* Start Supplied records *
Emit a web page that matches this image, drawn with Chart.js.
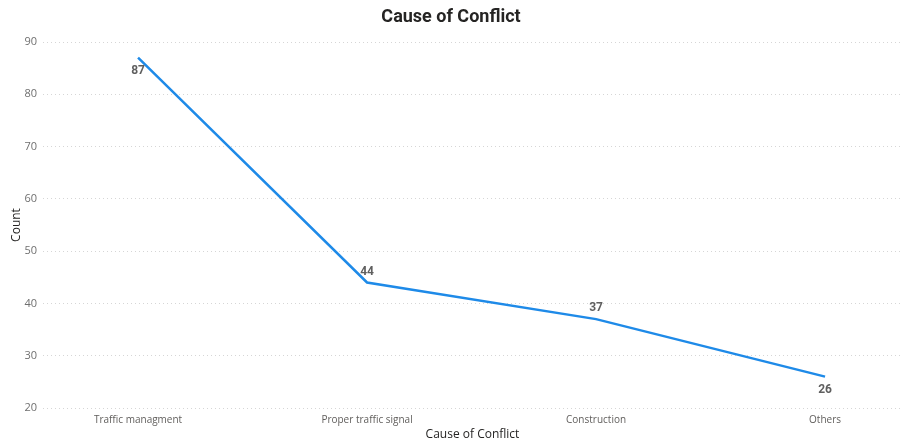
<!DOCTYPE html>
<html>
<head>
<meta charset="utf-8">
<script src="https://cdn.jsdelivr.net/npm/chart.js@4"></script>
<style>
  html, body { margin: 0; padding: 0; background: #fff; }
  #wrap { width: 903px; height: 443px; position: relative; }
</style>
</head>
<body>
<div id="wrap"><canvas id="chart"></canvas></div>
<script>
// categories and counts
const causes = ['Traffic managment', 'Proper traffic signal', 'Construction', 'Others'];
const counts = [87, 44, 37, 26];
const yTicks = [20, 30, 40, 50, 60, 70, 80, 90];
// where each value label sits relative to its point
const labelSide = ['below', 'above', 'above', 'below'];

const points = counts.map((v, i) => ({ x: i, y: v }));

// draw the count next to every point
const valueLabels = {
  id: 'valueLabels',
  afterDatasetsDraw(chart) {
    const { ctx } = chart;
    const meta = chart.getDatasetMeta(0);
    ctx.save();
    ctx.font = 'bold 12px Roboto, sans-serif';
    ctx.fillStyle = '#5f5f5f';
    ctx.textAlign = 'center';
    ctx.textBaseline = 'middle';
    meta.data.forEach((pt, i) => {
      const dy = labelSide[i] === 'below' ? 13 : -11;
      ctx.fillText(String(counts[i]), pt.x, pt.y + dy);
    });
    ctx.restore();
  }
};

new Chart(document.getElementById('chart'), {
  type: 'line',
  data: {
    datasets: [{
      label: 'Count',
      data: points,
      borderColor: '#1e8ae8',
      borderWidth: 2.5,
      pointRadius: 0,
      tension: 0,
      fill: false
    }]
  },
  options: {
    responsive: true,
    maintainAspectRatio: false,
    animation: false,
    layout: { padding: { top: 0, right: 1, bottom: 0, left: 0 } },
    plugins: {
      legend: { display: false },
      tooltip: { enabled: false },
      title: {
        display: true,
        text: 'Cause of Conflict',
        color: '#252423',
        font: { family: 'Roboto, sans-serif', size: 18, weight: 'bold' },
        padding: { top: 7, bottom: 13.4 }
      }
    },
    scales: {
      x: {
        type: 'linear',
        min: -0.415,
        max: 3.336,
        grid: { display: false, drawTicks: false },
        border: { display: false },
        afterBuildTicks(scale) {
          scale.ticks = causes.map((c, i) => ({ value: i }));
        },
        afterFit(scale) { scale.height = 35; },
        ticks: {
          padding: 6,
          maxRotation: 0,
          autoSkip: false,
          color: '#605e5c',
          font: { family: '"Open Sans", sans-serif', size: 10 },
          callback: (v) => causes[v]
        },
        title: {
          display: true,
          text: 'Cause of Conflict',
          color: '#252423',
          font: { family: '"Open Sans", sans-serif', size: 12 },
          padding: { top: 0, bottom: 1 }
        }
      },
      y: {
        min: 20,
        max: 90,
        afterBuildTicks(scale) {
          scale.ticks = yTicks.map(v => ({ value: v }));
        },
        afterFit(scale) { scale.width = 43; },
        grid: {
          color: '#d6d6d6',
          lineWidth: 1,
          drawTicks: false
        },
        border: { display: false, dash: [1, 3] },
        ticks: {
          padding: 6,
          color: '#6f6f6f',
          font: { family: '"Open Sans", sans-serif', size: 11 }
        },
        title: {
          display: true,
          text: 'Count',
          color: '#252423',
          font: { family: '"Open Sans", sans-serif', size: 12 },
          padding: { top: 9, bottom: 0 }
        }
      }
    }
  },
  plugins: [valueLabels]
});
</script>
</body>
</html>
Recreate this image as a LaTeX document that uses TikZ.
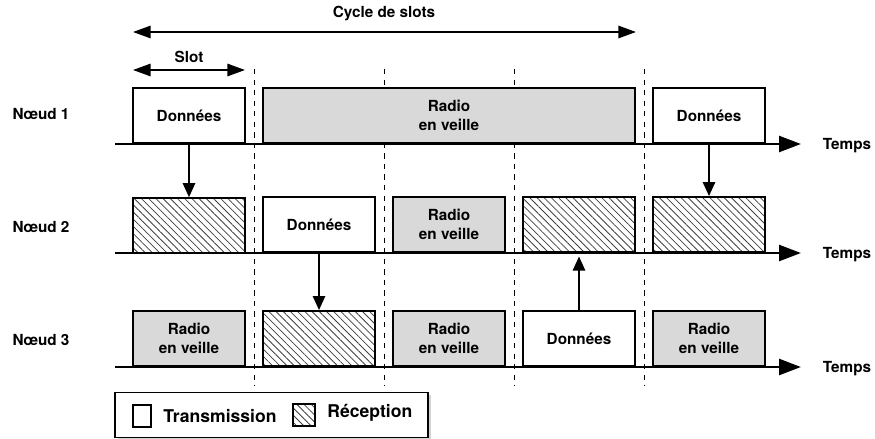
\documentclass[tikz,border=0pt]{standalone}
\usepackage{fontspec}
\setmainfont{TeX Gyre Heros}
\usetikzlibrary{arrows.meta,patterns.meta,positioning,shadows}

\begin{document}
\begin{tikzpicture}[x=0.02cm,y=-0.02cm,>={Triangle[length=8pt,width=7pt]},
  font=\bfseries\fontsize{8.7}{10.5}\selectfont,
  hachure/.style={pattern={Lines[angle=-45,distance=2.9pt,line width=0.45pt]},pattern color=black!75},
  slotbox/.style={draw,line width=1.1pt,minimum width=2.24cm,minimum height=1.1cm,inner sep=0pt,align=center,anchor=south},
  veille/.style={slotbox,fill=gray!30},
  recept/.style={slotbox,hachure},
  axe/.style={line width=1.7pt,-{Triangle[length=12.5pt,width=9pt]}},
  msg/.style={line width=1.1pt,->},
  duree/.style={line width=1.1pt,{Triangle[length=10pt,width=7pt]}-{Triangle[length=10pt,width=7pt]}}]
\useasboundingbox (0,0) rectangle (875,439);
% separateurs de slots
\foreach \x in {254,384,514,644}
  \draw[dashed,thin] (\x,69) -- (\x,386);
% cycle et slot
\coordinate (cycA) at (133,32);
\coordinate (cycB) at (636,32);
\draw[duree] (cycA) -- (cycB);
\node (cyc) at (384,14) {Cycle de slots};
\coordinate (slA) at (133,70);
\coordinate (slB) at (245,70);
\draw[duree] (slA) -- (slB);
\node (sl) at (189,57) {Slot};
% axes du temps
\foreach \i/\y in {1/144,2/253,3/367} {
  \coordinate (t\i) at (115,\y);
  \coordinate (t\i e) at (801,\y);
  \draw[axe] (t\i) -- (t\i e);
  \node (temps\i) at (847,\y+2) {Temps};
}
\node (nd1) at (41,114) {Nœud 1};
\node (nd2) at (41,227) {Nœud 2};
\node (nd3) at (41,340) {Nœud 3};
% noeud 1
\node[slotbox] (d1a) at (189,144) {Données};
\node[veille,minimum width=7.44cm] (v1) at (449,144) {Radio\\en veille};
\node[slotbox] (d1b) at (709,144) {Données};
% noeud 2
\node[recept] (r2a) at (189,253) {};
\node[slotbox] (d2) at (319,253) {Données};
\node[veille] (v2) at (449,253) {Radio\\en veille};
\node[recept] (r2b) at (579,253) {};
\node[recept] (r2c) at (709,253) {};
% noeud 3
\node[veille] (v3a) at (189,367) {Radio\\en veille};
\node[recept] (r3) at (319,367) {};
\node[veille] (v3b) at (449,367) {Radio\\en veille};
\node[slotbox] (d3) at (579,367) {Données};
\node[veille] (v3c) at (709,367) {Radio\\en veille};
% messages
\draw[msg] (d1a.south) -- (r2a.north);
\draw[msg] (d1b.south) -- (r2c.north);
\draw[msg] (d2.south) -- (r3.north);
\draw[msg,shorten >=2pt] (d3.north) -- (r2b.south);
% legende
\node[draw,line width=0.8pt,fill=white,drop shadow={shadow xshift=1.5pt,shadow yshift=-1.5pt,opacity=0.35},
  minimum width=6.26cm,minimum height=0.9cm] (leg) at (271.5,415) {};
\node[draw,line width=1.1pt,minimum width=0.36cm,minimum height=0.44cm] (legT) at (142,416) {};
\node[right=3pt of legT,font=\bfseries\fontsize{10}{12}\selectfont] (txtT) {Transmission};
\node[draw,line width=1.1pt,hachure,minimum width=0.44cm,minimum height=0.44cm] (legR) at (304,415) {};
\node[right=3pt of legR,font=\bfseries\fontsize{10}{12}\selectfont,yshift=1pt] (txtR) {Réception};
\end{tikzpicture}
\end{document}
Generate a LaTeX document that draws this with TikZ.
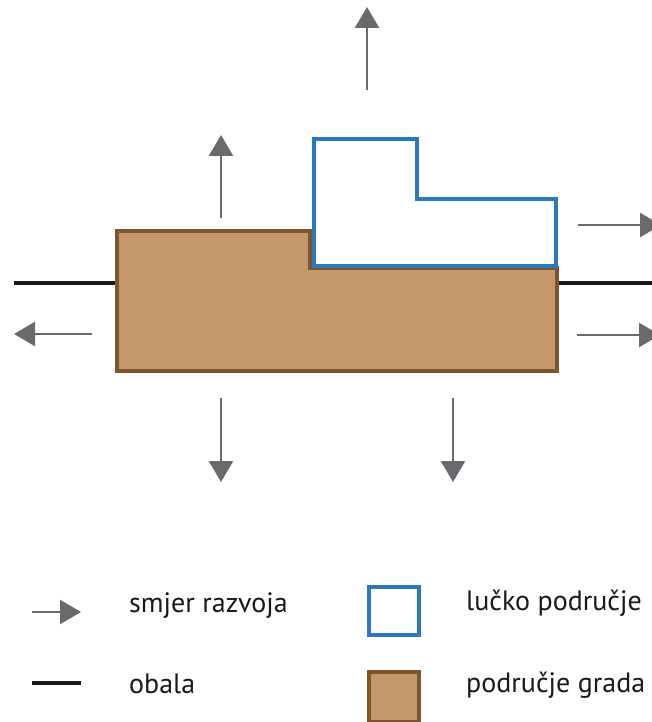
* End Supplied records *
### Short exercise:
Return all the entries word for word, but omit any pictures they contain.

### Correct answer:
Emit a web page that matches this image, drawn with Chart.js.
<!DOCTYPE html>
<html>
<head>
<meta charset="utf-8">
<script src="https://cdn.jsdelivr.net/npm/chart.js@4"></script>
<style>
  html, body { margin: 0; padding: 0; background: #fff; }
  #wrap { width: 903px; height: 443px; position: relative; }
</style>
</head>
<body>
<div id="wrap"><canvas id="chart"></canvas></div>
<script>
// categories and counts
const causes = ['Traffic managment', 'Proper traffic signal', 'Construction', 'Others'];
const counts = [87, 44, 37, 26];
const yTicks = [20, 30, 40, 50, 60, 70, 80, 90];
// where each value label sits relative to its point
const labelSide = ['below', 'above', 'above', 'below'];

const points = counts.map((v, i) => ({ x: i, y: v }));

// draw the count next to every point
const valueLabels = {
  id: 'valueLabels',
  afterDatasetsDraw(chart) {
    const { ctx } = chart;
    const meta = chart.getDatasetMeta(0);
    ctx.save();
    ctx.font = 'bold 12px Roboto, sans-serif';
    ctx.fillStyle = '#5f5f5f';
    ctx.textAlign = 'center';
    ctx.textBaseline = 'middle';
    meta.data.forEach((pt, i) => {
      const dy = labelSide[i] === 'below' ? 13 : -11;
      ctx.fillText(String(counts[i]), pt.x, pt.y + dy);
    });
    ctx.restore();
  }
};

new Chart(document.getElementById('chart'), {
  type: 'line',
  data: {
    datasets: [{
      label: 'Count',
      data: points,
      borderColor: '#1e8ae8',
      borderWidth: 2.5,
      pointRadius: 0,
      tension: 0,
      fill: false
    }]
  },
  options: {
    responsive: true,
    maintainAspectRatio: false,
    animation: false,
    layout: { padding: { top: 0, right: 1, bottom: 0, left: 0 } },
    plugins: {
      legend: { display: false },
      tooltip: { enabled: false },
      title: {
        display: true,
        text: 'Cause of Conflict',
        color: '#252423',
        font: { family: 'Roboto, sans-serif', size: 18, weight: 'bold' },
        padding: { top: 7, bottom: 13.4 }
      }
    },
    scales: {
      x: {
        type: 'linear',
        min: -0.415,
        max: 3.336,
        grid: { display: false, drawTicks: false },
        border: { display: false },
        afterBuildTicks(scale) {
          scale.ticks = causes.map((c, i) => ({ value: i }));
        },
        afterFit(scale) { scale.height = 35; },
        ticks: {
          padding: 6,
          maxRotation: 0,
          autoSkip: false,
          color: '#605e5c',
          font: { family: '"Open Sans", sans-serif', size: 10 },
          callback: (v) => causes[v]
        },
        title: {
          display: true,
          text: 'Cause of Conflict',
          color: '#252423',
          font: { family: '"Open Sans", sans-serif', size: 12 },
          padding: { top: 0, bottom: 1 }
        }
      },
      y: {
        min: 20,
        max: 90,
        afterBuildTicks(scale) {
          scale.ticks = yTicks.map(v => ({ value: v }));
        },
        afterFit(scale) { scale.width = 43; },
        grid: {
          color: '#d6d6d6',
          lineWidth: 1,
          drawTicks: false
        },
        border: { display: false, dash: [1, 3] },
        ticks: {
          padding: 6,
          color: '#6f6f6f',
          font: { family: '"Open Sans", sans-serif', size: 11 }
        },
        title: {
          display: true,
          text: 'Count',
          color: '#252423',
          font: { family: '"Open Sans", sans-serif', size: 12 },
          padding: { top: 9, bottom: 0 }
        }
      }
    }
  },
  plugins: [valueLabels]
});
</script>
</body>
</html>
Recreate this image as a LaTeX document that uses TikZ.
\documentclass[tikz,border=0pt]{standalone}
\usepackage{fontspec}
\setmainfont{TeX Gyre Heros}
\usetikzlibrary{arrows.meta,patterns.meta,positioning,shadows}

\begin{document}
\begin{tikzpicture}[x=0.02cm,y=-0.02cm,>={Triangle[length=8pt,width=7pt]},
  font=\bfseries\fontsize{8.7}{10.5}\selectfont,
  hachure/.style={pattern={Lines[angle=-45,distance=2.9pt,line width=0.45pt]},pattern color=black!75},
  slotbox/.style={draw,line width=1.1pt,minimum width=2.24cm,minimum height=1.1cm,inner sep=0pt,align=center,anchor=south},
  veille/.style={slotbox,fill=gray!30},
  recept/.style={slotbox,hachure},
  axe/.style={line width=1.7pt,-{Triangle[length=12.5pt,width=9pt]}},
  msg/.style={line width=1.1pt,->},
  duree/.style={line width=1.1pt,{Triangle[length=10pt,width=7pt]}-{Triangle[length=10pt,width=7pt]}}]
\useasboundingbox (0,0) rectangle (875,439);
% separateurs de slots
\foreach \x in {254,384,514,644}
  \draw[dashed,thin] (\x,69) -- (\x,386);
% cycle et slot
\coordinate (cycA) at (133,32);
\coordinate (cycB) at (636,32);
\draw[duree] (cycA) -- (cycB);
\node (cyc) at (384,14) {Cycle de slots};
\coordinate (slA) at (133,70);
\coordinate (slB) at (245,70);
\draw[duree] (slA) -- (slB);
\node (sl) at (189,57) {Slot};
% axes du temps
\foreach \i/\y in {1/144,2/253,3/367} {
  \coordinate (t\i) at (115,\y);
  \coordinate (t\i e) at (801,\y);
  \draw[axe] (t\i) -- (t\i e);
  \node (temps\i) at (847,\y+2) {Temps};
}
\node (nd1) at (41,114) {Nœud 1};
\node (nd2) at (41,227) {Nœud 2};
\node (nd3) at (41,340) {Nœud 3};
% noeud 1
\node[slotbox] (d1a) at (189,144) {Données};
\node[veille,minimum width=7.44cm] (v1) at (449,144) {Radio\\en veille};
\node[slotbox] (d1b) at (709,144) {Données};
% noeud 2
\node[recept] (r2a) at (189,253) {};
\node[slotbox] (d2) at (319,253) {Données};
\node[veille] (v2) at (449,253) {Radio\\en veille};
\node[recept] (r2b) at (579,253) {};
\node[recept] (r2c) at (709,253) {};
% noeud 3
\node[veille] (v3a) at (189,367) {Radio\\en veille};
\node[recept] (r3) at (319,367) {};
\node[veille] (v3b) at (449,367) {Radio\\en veille};
\node[slotbox] (d3) at (579,367) {Données};
\node[veille] (v3c) at (709,367) {Radio\\en veille};
% messages
\draw[msg] (d1a.south) -- (r2a.north);
\draw[msg] (d1b.south) -- (r2c.north);
\draw[msg] (d2.south) -- (r3.north);
\draw[msg,shorten >=2pt] (d3.north) -- (r2b.south);
% legende
\node[draw,line width=0.8pt,fill=white,drop shadow={shadow xshift=1.5pt,shadow yshift=-1.5pt,opacity=0.35},
  minimum width=6.26cm,minimum height=0.9cm] (leg) at (271.5,415) {};
\node[draw,line width=1.1pt,minimum width=0.36cm,minimum height=0.44cm] (legT) at (142,416) {};
\node[right=3pt of legT,font=\bfseries\fontsize{10}{12}\selectfont] (txtT) {Transmission};
\node[draw,line width=1.1pt,hachure,minimum width=0.44cm,minimum height=0.44cm] (legR) at (304,415) {};
\node[right=3pt of legR,font=\bfseries\fontsize{10}{12}\selectfont,yshift=1pt] (txtR) {Réception};
\end{tikzpicture}
\end{document}
Generate a LaTeX document that draws this with TikZ.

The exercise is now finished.